Identify the lines that contain the string "this" and copy all of them.

- **Supplied material**:
++++++++

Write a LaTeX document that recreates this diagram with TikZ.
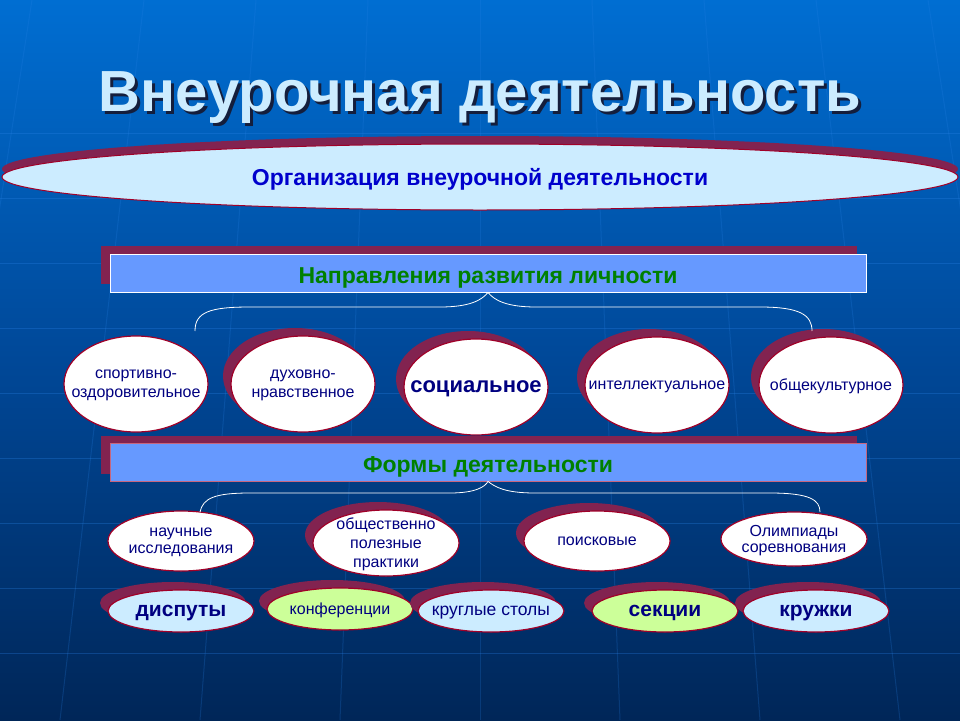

++++++++

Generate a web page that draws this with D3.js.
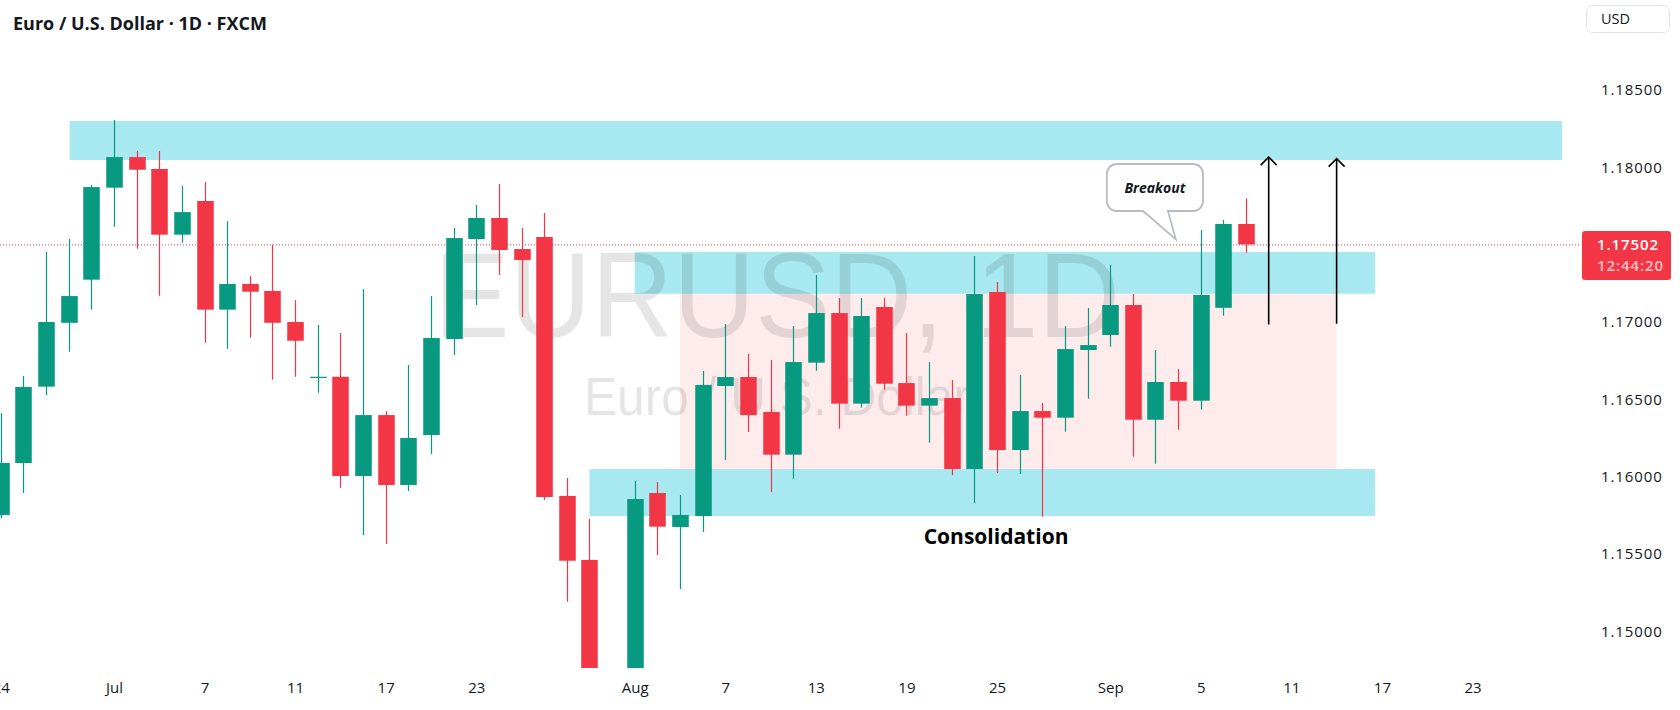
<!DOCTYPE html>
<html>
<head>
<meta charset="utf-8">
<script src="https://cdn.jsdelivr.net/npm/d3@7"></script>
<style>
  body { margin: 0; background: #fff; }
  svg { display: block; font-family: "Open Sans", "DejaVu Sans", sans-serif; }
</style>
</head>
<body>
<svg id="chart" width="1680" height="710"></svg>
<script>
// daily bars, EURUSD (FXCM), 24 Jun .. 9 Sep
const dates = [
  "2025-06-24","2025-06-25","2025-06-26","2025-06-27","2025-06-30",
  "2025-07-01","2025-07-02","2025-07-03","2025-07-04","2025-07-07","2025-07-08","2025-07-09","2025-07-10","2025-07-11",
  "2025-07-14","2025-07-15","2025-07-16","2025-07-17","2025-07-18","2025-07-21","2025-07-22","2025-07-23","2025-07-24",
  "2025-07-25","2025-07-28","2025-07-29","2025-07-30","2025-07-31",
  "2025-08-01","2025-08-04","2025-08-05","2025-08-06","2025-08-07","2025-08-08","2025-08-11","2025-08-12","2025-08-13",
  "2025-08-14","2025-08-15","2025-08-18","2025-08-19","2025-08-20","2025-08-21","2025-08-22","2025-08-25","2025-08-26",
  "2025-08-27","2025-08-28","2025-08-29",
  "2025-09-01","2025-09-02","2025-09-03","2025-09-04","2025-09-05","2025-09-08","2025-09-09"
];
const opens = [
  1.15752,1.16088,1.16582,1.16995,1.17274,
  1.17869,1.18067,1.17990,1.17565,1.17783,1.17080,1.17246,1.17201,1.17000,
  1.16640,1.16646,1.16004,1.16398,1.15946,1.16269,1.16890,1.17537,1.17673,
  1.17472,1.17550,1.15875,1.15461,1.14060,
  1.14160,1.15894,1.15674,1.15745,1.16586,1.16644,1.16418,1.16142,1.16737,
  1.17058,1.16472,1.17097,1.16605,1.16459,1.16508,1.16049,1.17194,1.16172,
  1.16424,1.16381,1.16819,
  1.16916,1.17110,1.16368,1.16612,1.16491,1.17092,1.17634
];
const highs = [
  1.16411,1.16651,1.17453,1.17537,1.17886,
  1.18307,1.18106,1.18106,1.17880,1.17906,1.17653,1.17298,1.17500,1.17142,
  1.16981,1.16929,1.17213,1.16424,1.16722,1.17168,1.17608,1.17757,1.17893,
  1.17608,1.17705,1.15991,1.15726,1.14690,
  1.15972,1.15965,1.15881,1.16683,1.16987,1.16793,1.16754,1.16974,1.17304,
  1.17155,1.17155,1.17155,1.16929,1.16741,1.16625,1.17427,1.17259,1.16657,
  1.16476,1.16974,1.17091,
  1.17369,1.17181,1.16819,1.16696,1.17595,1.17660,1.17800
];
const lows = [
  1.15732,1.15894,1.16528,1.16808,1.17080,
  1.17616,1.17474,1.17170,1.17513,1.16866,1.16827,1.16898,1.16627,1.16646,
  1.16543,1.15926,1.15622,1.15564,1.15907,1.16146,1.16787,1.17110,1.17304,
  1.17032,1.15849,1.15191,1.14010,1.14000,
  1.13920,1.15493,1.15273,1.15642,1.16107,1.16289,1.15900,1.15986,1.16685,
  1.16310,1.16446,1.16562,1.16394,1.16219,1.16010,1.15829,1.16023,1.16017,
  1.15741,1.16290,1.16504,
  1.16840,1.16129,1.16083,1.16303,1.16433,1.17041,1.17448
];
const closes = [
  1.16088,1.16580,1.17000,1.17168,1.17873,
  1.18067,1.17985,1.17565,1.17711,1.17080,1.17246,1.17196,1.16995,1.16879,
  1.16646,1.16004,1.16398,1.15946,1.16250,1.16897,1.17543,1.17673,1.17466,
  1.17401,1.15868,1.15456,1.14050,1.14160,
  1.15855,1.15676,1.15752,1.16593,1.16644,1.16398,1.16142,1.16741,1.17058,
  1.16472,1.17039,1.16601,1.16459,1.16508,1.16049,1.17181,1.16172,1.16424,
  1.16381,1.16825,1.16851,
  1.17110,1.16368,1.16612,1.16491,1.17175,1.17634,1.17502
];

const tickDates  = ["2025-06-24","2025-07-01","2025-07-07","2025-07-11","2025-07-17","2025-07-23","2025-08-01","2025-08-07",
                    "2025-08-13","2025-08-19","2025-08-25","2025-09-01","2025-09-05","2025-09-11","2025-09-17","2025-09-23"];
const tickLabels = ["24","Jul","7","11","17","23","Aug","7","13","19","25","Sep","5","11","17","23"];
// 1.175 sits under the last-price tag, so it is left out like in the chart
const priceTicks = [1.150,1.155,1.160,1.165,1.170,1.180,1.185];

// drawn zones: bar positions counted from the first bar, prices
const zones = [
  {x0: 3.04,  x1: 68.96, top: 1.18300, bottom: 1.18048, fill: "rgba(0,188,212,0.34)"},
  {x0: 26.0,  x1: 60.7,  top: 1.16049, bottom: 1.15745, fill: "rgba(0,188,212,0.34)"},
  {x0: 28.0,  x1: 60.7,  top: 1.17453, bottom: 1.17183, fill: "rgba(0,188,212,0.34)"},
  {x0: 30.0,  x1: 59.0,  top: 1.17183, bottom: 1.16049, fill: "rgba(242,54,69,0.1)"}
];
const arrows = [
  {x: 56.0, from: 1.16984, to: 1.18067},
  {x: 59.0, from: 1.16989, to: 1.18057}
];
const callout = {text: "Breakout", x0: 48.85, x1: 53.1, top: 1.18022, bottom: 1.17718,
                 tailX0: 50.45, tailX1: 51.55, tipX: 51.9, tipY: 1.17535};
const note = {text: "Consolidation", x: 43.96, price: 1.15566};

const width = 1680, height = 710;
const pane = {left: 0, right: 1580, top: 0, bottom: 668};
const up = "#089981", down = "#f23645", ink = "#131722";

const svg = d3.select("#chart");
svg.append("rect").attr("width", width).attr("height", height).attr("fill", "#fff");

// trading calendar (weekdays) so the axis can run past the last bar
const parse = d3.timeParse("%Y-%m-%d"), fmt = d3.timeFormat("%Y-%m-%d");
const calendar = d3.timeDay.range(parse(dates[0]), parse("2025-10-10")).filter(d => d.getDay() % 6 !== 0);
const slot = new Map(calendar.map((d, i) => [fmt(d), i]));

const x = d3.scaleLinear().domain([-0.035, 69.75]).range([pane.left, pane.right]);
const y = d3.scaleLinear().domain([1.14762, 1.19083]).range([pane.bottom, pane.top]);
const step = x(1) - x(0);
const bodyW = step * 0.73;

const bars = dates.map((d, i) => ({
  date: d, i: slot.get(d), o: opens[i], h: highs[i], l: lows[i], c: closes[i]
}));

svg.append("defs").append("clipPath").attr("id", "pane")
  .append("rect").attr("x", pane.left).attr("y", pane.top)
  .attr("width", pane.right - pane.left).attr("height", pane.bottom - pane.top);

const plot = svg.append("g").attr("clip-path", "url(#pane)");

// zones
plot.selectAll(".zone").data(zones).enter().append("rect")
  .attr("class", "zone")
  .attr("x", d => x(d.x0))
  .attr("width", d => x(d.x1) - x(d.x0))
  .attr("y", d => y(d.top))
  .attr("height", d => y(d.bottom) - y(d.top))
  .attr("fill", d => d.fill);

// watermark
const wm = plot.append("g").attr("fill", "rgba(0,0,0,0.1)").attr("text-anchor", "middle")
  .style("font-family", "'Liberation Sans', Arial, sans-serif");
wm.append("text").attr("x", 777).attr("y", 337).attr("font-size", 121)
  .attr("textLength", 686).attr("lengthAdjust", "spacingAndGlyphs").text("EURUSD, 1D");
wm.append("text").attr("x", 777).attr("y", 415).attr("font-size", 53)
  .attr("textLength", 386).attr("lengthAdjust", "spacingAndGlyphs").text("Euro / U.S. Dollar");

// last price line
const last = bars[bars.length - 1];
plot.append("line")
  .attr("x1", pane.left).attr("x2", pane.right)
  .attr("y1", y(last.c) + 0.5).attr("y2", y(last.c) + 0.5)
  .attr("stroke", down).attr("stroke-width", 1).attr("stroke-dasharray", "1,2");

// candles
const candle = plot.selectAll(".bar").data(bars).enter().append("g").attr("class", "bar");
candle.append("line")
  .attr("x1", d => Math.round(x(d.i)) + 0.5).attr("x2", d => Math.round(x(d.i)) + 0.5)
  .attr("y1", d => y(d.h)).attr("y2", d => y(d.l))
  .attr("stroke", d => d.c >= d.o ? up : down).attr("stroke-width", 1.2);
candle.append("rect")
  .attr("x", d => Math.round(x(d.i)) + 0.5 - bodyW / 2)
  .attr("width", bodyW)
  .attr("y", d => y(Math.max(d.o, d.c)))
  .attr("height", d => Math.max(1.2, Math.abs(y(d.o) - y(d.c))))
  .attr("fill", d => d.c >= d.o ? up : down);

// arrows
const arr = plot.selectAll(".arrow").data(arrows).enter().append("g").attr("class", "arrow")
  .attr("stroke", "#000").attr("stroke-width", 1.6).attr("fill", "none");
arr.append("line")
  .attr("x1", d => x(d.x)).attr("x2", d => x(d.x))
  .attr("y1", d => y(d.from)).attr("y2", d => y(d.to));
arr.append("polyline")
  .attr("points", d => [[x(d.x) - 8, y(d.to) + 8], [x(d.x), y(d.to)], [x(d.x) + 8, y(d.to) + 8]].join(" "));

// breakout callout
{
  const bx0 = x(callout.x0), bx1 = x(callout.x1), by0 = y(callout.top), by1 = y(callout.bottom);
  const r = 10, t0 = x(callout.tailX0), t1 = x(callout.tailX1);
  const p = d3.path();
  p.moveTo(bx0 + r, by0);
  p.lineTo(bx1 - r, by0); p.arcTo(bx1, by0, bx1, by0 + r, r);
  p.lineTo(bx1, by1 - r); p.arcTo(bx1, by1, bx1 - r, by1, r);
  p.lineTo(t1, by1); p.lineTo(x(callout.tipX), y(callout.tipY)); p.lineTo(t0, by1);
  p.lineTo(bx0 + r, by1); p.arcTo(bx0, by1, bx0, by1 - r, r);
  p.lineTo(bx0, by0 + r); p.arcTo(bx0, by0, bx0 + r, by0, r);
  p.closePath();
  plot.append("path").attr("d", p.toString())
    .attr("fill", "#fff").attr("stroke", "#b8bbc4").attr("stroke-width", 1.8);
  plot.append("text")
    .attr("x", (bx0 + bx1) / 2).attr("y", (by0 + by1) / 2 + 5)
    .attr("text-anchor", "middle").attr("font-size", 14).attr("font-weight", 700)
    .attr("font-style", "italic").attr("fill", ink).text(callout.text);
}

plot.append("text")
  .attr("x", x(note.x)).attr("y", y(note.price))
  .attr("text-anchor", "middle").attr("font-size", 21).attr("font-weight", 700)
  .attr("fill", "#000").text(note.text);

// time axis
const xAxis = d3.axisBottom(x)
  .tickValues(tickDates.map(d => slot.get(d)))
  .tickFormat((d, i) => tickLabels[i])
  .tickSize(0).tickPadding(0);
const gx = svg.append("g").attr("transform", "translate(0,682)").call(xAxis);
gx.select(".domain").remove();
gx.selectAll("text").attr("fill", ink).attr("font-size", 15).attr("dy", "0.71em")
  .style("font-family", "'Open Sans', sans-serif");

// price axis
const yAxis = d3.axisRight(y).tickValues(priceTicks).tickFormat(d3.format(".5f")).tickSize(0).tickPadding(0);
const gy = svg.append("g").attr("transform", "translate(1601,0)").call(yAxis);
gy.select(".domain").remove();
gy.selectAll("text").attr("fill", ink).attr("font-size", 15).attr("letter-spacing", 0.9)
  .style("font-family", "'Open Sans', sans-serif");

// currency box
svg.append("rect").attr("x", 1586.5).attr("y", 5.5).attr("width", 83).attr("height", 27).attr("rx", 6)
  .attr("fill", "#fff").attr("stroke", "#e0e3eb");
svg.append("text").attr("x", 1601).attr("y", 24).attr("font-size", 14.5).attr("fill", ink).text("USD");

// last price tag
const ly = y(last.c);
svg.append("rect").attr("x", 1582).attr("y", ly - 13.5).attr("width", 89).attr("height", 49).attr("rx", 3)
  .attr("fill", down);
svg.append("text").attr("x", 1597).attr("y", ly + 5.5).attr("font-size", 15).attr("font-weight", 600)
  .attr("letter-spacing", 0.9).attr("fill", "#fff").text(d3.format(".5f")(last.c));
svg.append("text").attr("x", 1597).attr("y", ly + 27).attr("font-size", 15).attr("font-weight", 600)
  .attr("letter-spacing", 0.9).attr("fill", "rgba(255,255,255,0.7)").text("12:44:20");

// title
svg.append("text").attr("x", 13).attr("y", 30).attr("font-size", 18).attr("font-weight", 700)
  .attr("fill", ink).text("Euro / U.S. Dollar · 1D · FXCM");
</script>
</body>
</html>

++++++++

- **Solved exercise**:
Write a LaTeX document that recreates this diagram with TikZ.
Generate a web page that draws this with D3.js.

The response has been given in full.